In 2006, he looked at how Westerners have been increasingly drawn to Eastern philosophy and Tibetan Buddhism in the film Refuge. That same year, with Les Levine, he also directed Talking with the Dalai Lama featuring the 14th Dalai Lama with Sakyong Mipham Rinpoche, Tenzin Palmo, and David Chadwick. Filmmakers and artists who explored Buddhism in their work, Kundun director Martin Scorsese, screenwriter Melissa Mathison, and music composer Philip Glass; Oliver Stone, director of Heaven and Earth; Dzongzar Khyentse Rinpoche, director of The Cup; and Bernardo Bertolucci, director of Little Buddha, were also interviewed.

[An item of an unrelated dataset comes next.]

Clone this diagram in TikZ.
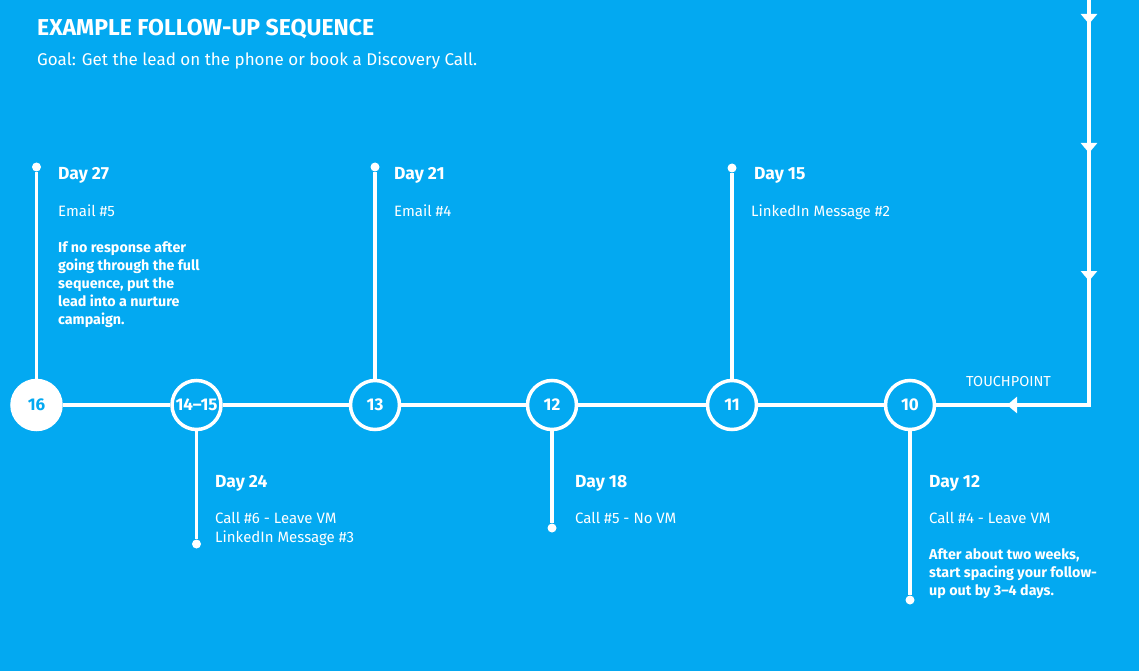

Halpern directed and produced Saving Lieb House in 2010 with Jim Venturi, son of architects Robert Venturi and Denise Scott-Brown. The 30 minute film, about saving a 1960s Pop Art house they designed from demolition, followed the house being moved 200 miles by barge from Big Island, New Jersey to Manhattan.

===Community Advocacy===
On September 25, 2019, Halpern presented "Betrayal on 14th Street," an unfinished community advocacy film at the invitation of Myra Manning, founder of Citizens United for Safety, Park Slope, Brooklyn. The community meeting was held to discuss the conditions under which new bike lanes were created on 9th Street. "Chaos erupted" when Halpern opened by challenging Transportation Alternatives, a pro-cycling lobbying organization, of planting "paid activists" in the audience, alleging that their funding comes from elitist backers "the likes of billionaire Steve Ross, a crony of Jeff Epstein." Halpern stated "the majority of people in the room don’t live here. My suspicion is at least 40 percent are lobbyists or friends of lobbyists."

===Other activities===
Halpern has written about Tibetan issues, and taught film at the Pratt Institute and the New York Film Academy.